Madrid-based OnTruck, which has built a “haulage tech platform” to better match supply and demand in the road freight industry, has picked up €25 million in Series B funding.
The round is led by global venture capital fund Cathay Innovation, with participation from an array of existing and new investors that includes Atomico, Idinvest, All Iron Ventures, Total Energy Ventures, GP Bullhound, Point 9 Capital, and Samaipata Ventures. In other words, several of OnTruck’s Series A backers are doubling down.
Founded in 2016, OnTruck is one of numerous startups attempting to ‘digitise’ the freight market, which is traditionally quite an arcane and opaque industry.

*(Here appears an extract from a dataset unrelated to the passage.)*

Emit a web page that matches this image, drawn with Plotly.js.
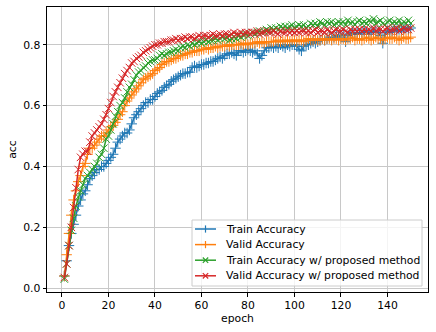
<!DOCTYPE html>
<html>
<head>
<meta charset="utf-8">
<script src="https://cdn.plot.ly/plotly-3.0.1.min.js"></script>
<style>html,body{margin:0;padding:0;background:#fff;}#chart{width:436px;height:332px;}</style>
</head>
<body>
<div id="chart"></div>
<script>
const seriesNames = ["Train Accuracy", "Valid Accuracy", "Train Accuracy w/ proposed method", "Valid Accuracy w/ proposed method"];
const epochs = Array.from({length: 150}, (_, i) => i + 1);
const xTicks = [0, 20, 40, 60, 80, 100, 120, 140];
const yTicks = [0.0, 0.2, 0.4, 0.6, 0.8];

const trainAcc = [
0.04,0.09,0.14,0.18,0.21,0.24,0.27,0.29,0.31,0.32,
0.34,0.36,0.37,0.38,0.39,0.39,0.40,0.40,0.41,0.42,
0.43,0.44,0.46,0.48,0.49,0.50,0.51,0.51,0.52,0.54,
0.56,0.57,0.58,0.59,0.60,0.61,0.61,0.62,0.62,0.63,
0.64,0.645,0.65,0.66,0.665,0.67,0.68,0.685,0.69,0.695,
0.70,0.705,0.705,0.71,0.71,0.725,0.73,0.725,0.73,0.735,
0.735,0.74,0.74,0.745,0.745,0.75,0.755,0.76,0.755,0.765,
0.77,0.77,0.775,0.77,0.765,0.78,0.78,0.775,0.78,0.785,
0.78,0.775,0.78,0.77,0.755,0.765,0.78,0.79,0.79,0.795,
0.79,0.795,0.79,0.80,0.795,0.79,0.80,0.795,0.80,0.80,
0.795,0.785,0.78,0.795,0.80,0.80,0.805,0.81,0.805,0.81,
0.815,0.82,0.815,0.82,0.825,0.82,0.825,0.83,0.825,0.83,
0.835,0.81,0.83,0.835,0.84,0.835,0.84,0.835,0.84,0.845,
0.84,0.835,0.845,0.84,0.845,0.84,0.83,0.805,0.835,0.845,
0.84,0.845,0.85,0.845,0.85,0.845,0.85,0.855,0.85,0.855];

const validAcc = [
0.04,0.11,0.18,0.24,0.29,0.32,0.35,0.37,0.40,0.41,
0.44,0.46,0.46,0.47,0.48,0.49,0.50,0.50,0.51,0.52,
0.53,0.535,0.545,0.555,0.57,0.58,0.60,0.615,0.625,0.635,
0.645,0.655,0.665,0.675,0.685,0.69,0.695,0.70,0.705,0.715,
0.72,0.725,0.735,0.74,0.745,0.745,0.75,0.755,0.755,0.76,
0.765,0.765,0.77,0.77,0.775,0.775,0.78,0.78,0.78,0.785,
0.785,0.79,0.785,0.79,0.79,0.795,0.79,0.795,0.795,0.795,
0.80,0.795,0.80,0.80,0.80,0.80,0.805,0.80,0.805,0.80,
0.805,0.805,0.805,0.81,0.805,0.81,0.805,0.81,0.81,0.81,
0.81,0.815,0.81,0.81,0.815,0.81,0.815,0.81,0.815,0.815,
0.81,0.815,0.815,0.81,0.815,0.82,0.815,0.815,0.82,0.815,
0.815,0.82,0.815,0.82,0.82,0.815,0.82,0.82,0.815,0.82,
0.82,0.815,0.82,0.82,0.825,0.815,0.82,0.82,0.815,0.82,
0.825,0.82,0.815,0.82,0.825,0.82,0.82,0.815,0.82,0.825,
0.82,0.82,0.825,0.82,0.815,0.82,0.825,0.82,0.82,0.825];

const trainAccProp = [
0.03,0.08,0.14,0.19,0.23,0.27,0.30,0.32,0.34,0.36,
0.37,0.38,0.39,0.40,0.41,0.43,0.44,0.46,0.49,0.50,
0.52,0.54,0.565,0.58,0.60,0.61,0.625,0.645,0.66,0.67,
0.685,0.70,0.71,0.715,0.725,0.73,0.74,0.745,0.75,0.75,
0.755,0.765,0.77,0.765,0.77,0.775,0.775,0.78,0.785,0.78,
0.79,0.795,0.79,0.80,0.795,0.805,0.80,0.805,0.81,0.805,
0.81,0.815,0.81,0.815,0.815,0.82,0.815,0.82,0.825,0.82,
0.825,0.815,0.82,0.825,0.82,0.83,0.825,0.83,0.835,0.83,
0.835,0.84,0.835,0.84,0.845,0.84,0.845,0.85,0.845,0.855,
0.85,0.855,0.85,0.86,0.855,0.86,0.855,0.86,0.865,0.855,
0.86,0.865,0.86,0.865,0.855,0.86,0.87,0.865,0.87,0.86,
0.875,0.87,0.865,0.875,0.87,0.875,0.865,0.87,0.875,0.87,
0.875,0.865,0.88,0.87,0.875,0.865,0.875,0.88,0.87,0.875,
0.87,0.88,0.875,0.885,0.87,0.875,0.88,0.87,0.865,0.875,
0.88,0.87,0.875,0.87,0.88,0.865,0.875,0.87,0.88,0.87];

const validAccProp = [
0.035,0.08,0.14,0.20,0.265,0.33,0.39,0.43,0.44,0.45,
0.45,0.48,0.50,0.51,0.52,0.53,0.54,0.555,0.57,0.59,
0.61,0.63,0.645,0.66,0.675,0.69,0.705,0.715,0.725,0.74,
0.745,0.755,0.76,0.765,0.775,0.78,0.785,0.79,0.795,0.80,
0.80,0.805,0.805,0.81,0.81,0.81,0.815,0.815,0.82,0.815,
0.82,0.82,0.825,0.82,0.825,0.825,0.82,0.825,0.83,0.825,
0.83,0.83,0.825,0.83,0.835,0.83,0.83,0.835,0.83,0.835,
0.835,0.83,0.835,0.84,0.835,0.835,0.84,0.835,0.84,0.84,
0.835,0.84,0.84,0.845,0.835,0.84,0.84,0.845,0.84,0.84,
0.845,0.84,0.835,0.845,0.84,0.84,0.845,0.84,0.845,0.84,
0.845,0.84,0.845,0.845,0.84,0.845,0.84,0.845,0.85,0.84,
0.845,0.845,0.84,0.85,0.845,0.84,0.845,0.85,0.845,0.845,
0.85,0.845,0.84,0.85,0.845,0.85,0.845,0.85,0.845,0.85,
0.845,0.85,0.845,0.855,0.845,0.85,0.85,0.845,0.85,0.855,
0.845,0.85,0.85,0.855,0.845,0.85,0.855,0.85,0.85,0.855];

const colors = ["#1f77b4", "#ff7f0e", "#2ca02c", "#d62728"];
const symbols = ["cross-thin", "cross-thin", "x-thin", "x-thin"];
const allY = [trainAcc, validAcc, trainAccProp, validAccProp];

const traces = allY.map((ys, i) => ({
  x: epochs, y: ys, type: "scatter", mode: "lines+markers", name: seriesNames[i],
  line: {color: colors[i], width: 1.5},
  marker: {symbol: symbols[i], size: 7.5, color: colors[i], line: {color: colors[i], width: 1}},
  showlegend: false
}));

// plot geometry (pixels)
const W = 436, H = 332, ML = 47, MR = 8, MT = 7, MB = 40;
const PW = W - ML - MR, PH = H - MT - MB;
const px = v => (v - ML) / PW;
const py = v => (H - MB - v) / PH;

const font = {family: "DejaVu Sans, sans-serif", size: 10.8, color: "#000"};

// hand-built legend (matplotlib style, lower right)
const legBox = {x0: 192, x1: 422, y0: 220, y1: 286};
const rowY = [229, 244.6, 260.2, 275.8];
const shapes = [{
  type: "rect", xref: "paper", yref: "paper", layer: "above",
  x0: px(legBox.x0), x1: px(legBox.x1), y0: py(legBox.y1), y1: py(legBox.y0),
  fillcolor: "rgba(255,255,255,0.8)", line: {color: "#cccccc", width: 1}
}];
const annotations = [];
seriesNames.forEach((name, i) => {
  const yc = rowY[i];
  shapes.push({type: "line", xref: "paper", yref: "paper", layer: "above",
    x0: px(195), x1: px(216), y0: py(yc), y1: py(yc), line: {color: colors[i], width: 1.5}});
  const s = 3.6, cx = 205.5;
  if (symbols[i] === "cross-thin") {
    shapes.push({type: "line", xref: "paper", yref: "paper", layer: "above",
      x0: px(cx), x1: px(cx), y0: py(yc - s), y1: py(yc + s), line: {color: colors[i], width: 1.2}});
  } else {
    shapes.push({type: "line", xref: "paper", yref: "paper", layer: "above",
      x0: px(cx - s * 0.75), x1: px(cx + s * 0.75), y0: py(yc - s * 0.75), y1: py(yc + s * 0.75), line: {color: colors[i], width: 1.2}});
    shapes.push({type: "line", xref: "paper", yref: "paper", layer: "above",
      x0: px(cx - s * 0.75), x1: px(cx + s * 0.75), y0: py(yc + s * 0.75), y1: py(yc - s * 0.75), line: {color: colors[i], width: 1.2}});
  }
  annotations.push({xref: "paper", yref: "paper", x: px(224), y: py(yc), xanchor: "left", yanchor: "middle",
    text: name, showarrow: false, font: font});
});

const layout = {
  width: W, height: H,
  margin: {l: ML, r: MR, t: MT, b: MB},
  paper_bgcolor: "#fff", plot_bgcolor: "#fff",
  font: font,
  showlegend: false,
  xaxis: {
    range: [-6.45, 157.45], tickvals: xTicks, ticktext: xTicks.map(String),
    showgrid: true, gridcolor: "#c8c8c8", gridwidth: 1,
    showline: true, linecolor: "#000", linewidth: 1, mirror: true,
    ticks: "outside", ticklen: 3.5, tickcolor: "#000", zeroline: false,
    title: {text: "epoch", font: font, standoff: 1}
  },
  yaxis: {
    range: [-0.0125, 0.924], tickvals: yTicks, ticktext: yTicks.map(v => v.toFixed(1)),
    showgrid: true, gridcolor: "#c8c8c8", gridwidth: 1,
    showline: true, linecolor: "#000", linewidth: 1, mirror: true,
    ticks: "outside", ticklen: 3.5, tickcolor: "#000", zeroline: false,
    title: {text: "acc", font: font, standoff: 4}
  },
  shapes: shapes,
  annotations: annotations
};
Plotly.newPlot("chart", traces, layout, {staticPlot: true, displayModeBar: false});
</script>
</body>
</html>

It enables companies who have road freight shipping needs in Spain and more recently the U.K. to connect with the startup’s network of over 2,200 lorry drivers operating in both countries.
For the truck drivers themselves, many of whom are owner-operator businesses, OnTruck offers a steady stream of readily priced work. Its logistics platform also claims to make haulage journeys more efficient.
Specifically, OnTruck describes its technology as automating the matching of loads to trucks, and providing real-time GPS tracking of all shipments. The company’s algorithms also attempt to dispatch work in a way that significantly cuts down on empty journeys, which is a particularly common problem for the regional and short-haul market OnTruck is targeting.
“Regional trucking is where shippers and truck drivers suffer from the most inefficiency, with over 40% of kilometers driven empty,” says OnTruck CEO Iñigo Juantegui. “This is where OnTruck’s technology and our shipper and driver app can add the most value to lower supply chain cost for shippers and empty kilometres driven by truckers.”
OnTruck clients include large multinationals such as Procter & Gamble, and Decathlon, in addition to over 400 mid-sized companies in the U.K. and Spain. Juantegui says the new funding will be used to consolidate its market positions in those two countries, and to expand to more of Europe. This, I’m told, is likely to include France and Germany.